Joey Bada$$, On tour
Though a young man, Joey Bada$$ is clearly fond of an old school. A rapper whose mixtapes so far have demonstrated how well his mellow flow works with the crackly, jazzy beats supplied to him by more senior producers such as DJ Premier and MF Doom, he recalls the heavily textured, smoothly delivered records from rap’s golden mid-90s era. Bada$$ by name but more Quite$weet by nature, Joey’s raps are most convincing when he confines himself to laidback observational material. His sometime collaborator Freddie Gibbs can convincingly darken the mood of this kind of tuneful and atmospheric material, but the Brooklyn native’s own attempts to do so – as on his recent Christ Conscious single – come over as central casting swagger rather than the real deal.
JR
Bonnie ‘Prince’ Billy, London
Whenever Will Oldham seems to be getting more widely recognised, the more diverse his work becomes. A songwriter whose output makes the erratic whim-based releases of someone like Neil Young seem like the focus-grouped product of the blandest corporate drone, Oldham’s catalogue is impossible to corral, despite the best efforts of his devoted fanbase. His output is currently running at about an album a year, plus assorted EPs, collaborations and limited edition free-roamers. Live, the picture only becomes more complicated, his performances as apt to be with his own electric retainers as favoured local pick-up bands. Or something else entirely.
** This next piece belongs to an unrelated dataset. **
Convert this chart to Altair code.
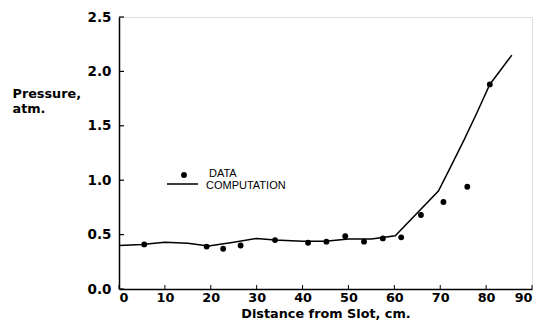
import altair as alt
import pandas as pd

# Measured pressures along the channel
dist_data = [5.5, 19.1, 22.7, 26.5, 34.0, 41.2, 45.2, 49.3, 53.4, 57.5, 61.5, 65.8, 70.7, 75.9, 80.8]
pres_data = [0.41, 0.39, 0.37, 0.40, 0.45, 0.425, 0.435, 0.485, 0.435, 0.465, 0.475, 0.68, 0.80, 0.94, 1.88]

# Computed pressure curve
dist_comp = [0, 5, 10, 15, 19.5, 25, 30, 34, 40, 45, 50, 55, 60.2, 69.6, 72, 75.2, 78, 80.8, 85.6]
pres_comp = [0.40, 0.41, 0.43, 0.42, 0.395, 0.43, 0.465, 0.45, 0.44, 0.44, 0.46, 0.46, 0.49,
             0.90, 1.10, 1.37, 1.62, 1.88, 2.15]

x_ticks = [0, 10, 20, 30, 40, 50, 60, 70, 80, 90]
y_ticks = [0.0, 0.5, 1.0, 1.5, 2.0, 2.5]

W, H = 413, 272
FONT = "DejaVu Sans"

data_df = pd.DataFrame({"dist": dist_data, "pres": pres_data})
comp_df = pd.DataFrame({"dist": dist_comp, "pres": pres_comp})
xt_df = pd.DataFrame({"v": x_ticks})
yt_df = pd.DataFrame({"v": y_ticks})

xscale = alt.Scale(domain=[0, 90], nice=False, zero=False)
yscale = alt.Scale(domain=[0, 2.5], nice=False, zero=False)

x_axis = alt.Axis(
    values=x_ticks, ticks=False, grid=False, domainColor="black", domainWidth=1.5,
    labelFont=FONT, labelFontSize=12.8, labelFontWeight="bold", labelColor="black",
    labelPadding=2, title="Distance from Slot, cm.", titleFont=FONT, titleFontSize=12.8,
    titleFontWeight="bold", titleColor="black", titleBaseline="alphabetic", titleY=28,
)
y_axis = alt.Axis(
    values=y_ticks, format=".1f", ticks=False, grid=False, domainColor="black",
    domainWidth=1.5, labelFont=FONT, labelFontSize=13.5, labelFontWeight="bold",
    labelColor="black", labelPadding=8, title=["Pressure,", "atm."], titleFont=FONT,
    titleFontSize=12.8, titleFontWeight="bold", titleColor="black", titleAngle=0,
    titleAlign="left", titleBaseline="alphabetic", titleX=-107, titleY=80,
    titleLineHeight=15,
)

line = alt.Chart(comp_df).mark_line(color="black", strokeWidth=1.5).encode(
    x=alt.X("dist:Q", scale=xscale, axis=x_axis),
    y=alt.Y("pres:Q", scale=yscale, axis=y_axis),
)

points = alt.Chart(data_df).mark_point(
    filled=True, color="black", size=34, opacity=1
).encode(
    x=alt.X("dist:Q", scale=xscale),
    y=alt.Y("pres:Q", scale=yscale),
)

# Inward-pointing tick marks on both axes
x_tick_marks = alt.Chart(xt_df).mark_rule(color="black", strokeWidth=1).encode(
    x=alt.X("v:Q", scale=xscale),
    y=alt.value(H),
    y2=alt.value(H - 4),
)
y_tick_marks = alt.Chart(yt_df).mark_rule(color="black", strokeWidth=1.2).encode(
    y=alt.Y("v:Q", scale=yscale),
    x=alt.value(0),
    x2=alt.value(5),
)

# Key
key_df = pd.DataFrame({"k": [0]})
key_dot = alt.Chart(key_df).mark_point(filled=True, color="black", size=34, opacity=1).encode(
    x=alt.value(65), y=alt.value(158)
)
key_line = alt.Chart(key_df).mark_rule(color="black", strokeWidth=1.5).encode(
    x=alt.value(48), x2=alt.value(79), y=alt.value(167)
)
key_data = alt.Chart(key_df).mark_text(
    text="DATA", align="left", baseline="alphabetic", font="Liberation Sans",
    fontSize=11, color="black"
).encode(x=alt.value(90), y=alt.value(160))
key_comp = alt.Chart(key_df).mark_text(
    text="COMPUTATION", align="left", baseline="alphabetic", font="Liberation Sans",
    fontSize=11, color="black"
).encode(x=alt.value(87), y=alt.value(172))

chart = alt.layer(
    line, points, x_tick_marks, y_tick_marks, key_dot, key_line, key_data, key_comp
).properties(
    width=W, height=H,
    autosize=alt.AutoSizeParams(type="none"),
    padding={"left": 119, "top": 17, "right": 6, "bottom": 31},
).configure_view(stroke=None).configure(background="white")

chart.save("out.html", embed_options={"renderer": "svg", "actions": False})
Saint John At Hackney Church, E5, Tue & Wed
JR
Robert Plant, On tour
A big rock band is like a planet – it exerts a gravitational force from which it’s almost impossible to break free. While his erstwhile colleague Jimmy Page has spent his career since the band’s demise firmly in Led Zeppelin’s orbit, Robert Plant has roamed far and wide, from slick 80s chart rock all the way back into music’s past with Raising Sand, his collaboration with Alison Krauss. Now, he’s delivered a free-festival take on folk and blues with his new one Lullaby And… The Ceaseless Roar. Heads of all ages will dig its big world-thinking.
JR
Steve Hauschildt, Bradford
Thanks to promoters such as Golden Cabinet and organisations like Fuse Arts, Bradford has put itself firmly on the experimental musical map in the last 18 months. This Friday, for free, and for one of its final music events of the year, Fuse hosts Emeralds co-founder Steve Hauschildt, who is supported by gauzy future pop project Rough Fields, AKA James Birchall. Sounding as if he’s been teleported direct from a 70s lost future, Hauschildt is a true gearhead, with rhythms appearing in pond-like ripples, lapping against the geological strata of deep kosmische jams. In 2012 he released an album using around 20 different electronic instruments plucked from every decade going back 50 years, and has also released on Editions Mego and Kranky. A new album is on the way next year, following a recent zoned-out selection for the Air Texture compilation series.
Fuse Art Space, Fri
JA
Abdullah Ibrahim, On tour
Abdullah Ibrahim’s combinations of traditional African songs, township dance music, church hymns and American jazz have been entrancing audiences everywhere since the 1960s. The first gig of this short tour is part of the EFG London jazz festival, where he is the most influential representative of South African jazz in a wider celebration of the scene. Ibrahim (then recording as Dollar Brand) co-founded South Africa’s famous Jazz Epistles in 1959 with the then unknown Hugh Masekela on trumpet, and the mix of Duke Ellington, Thelonious Monk, Xhosa songs and Christian hymns that first inspired the pianist are audible still. These gigs feature his warmly eloquent Ekaya septet (Sat), his new piano-sax-cello trio (Sat & Sun), and his hypnotic solo performances (Wed & Thu).
JF
The Gospel According To The Other Mary, London
Though he has composed four stage works that conform comfortably with conventional definitions of what an opera is, John Adams has also produced several others that blur the edges of such prescriptions. The most ambitious of those are his two opera oratorios, works intended to have a performing life in both the concert hall and the opera house. The first was his nativity work El Niño, which was initially staged in Paris in 2000 by director Peter Sellars, though these days it’s most often performed in concert. The Gospel According To The Other Mary has travelled in the reverse direction. It was first performed two years ago in the concert hall; now, thanks to English National Opera, it’s getting its world stage premiere at the Coliseum, directed, inevitably, by Sellars and conducted by Joana Carneiro, with mezzo Patricia Bardon heading the cast.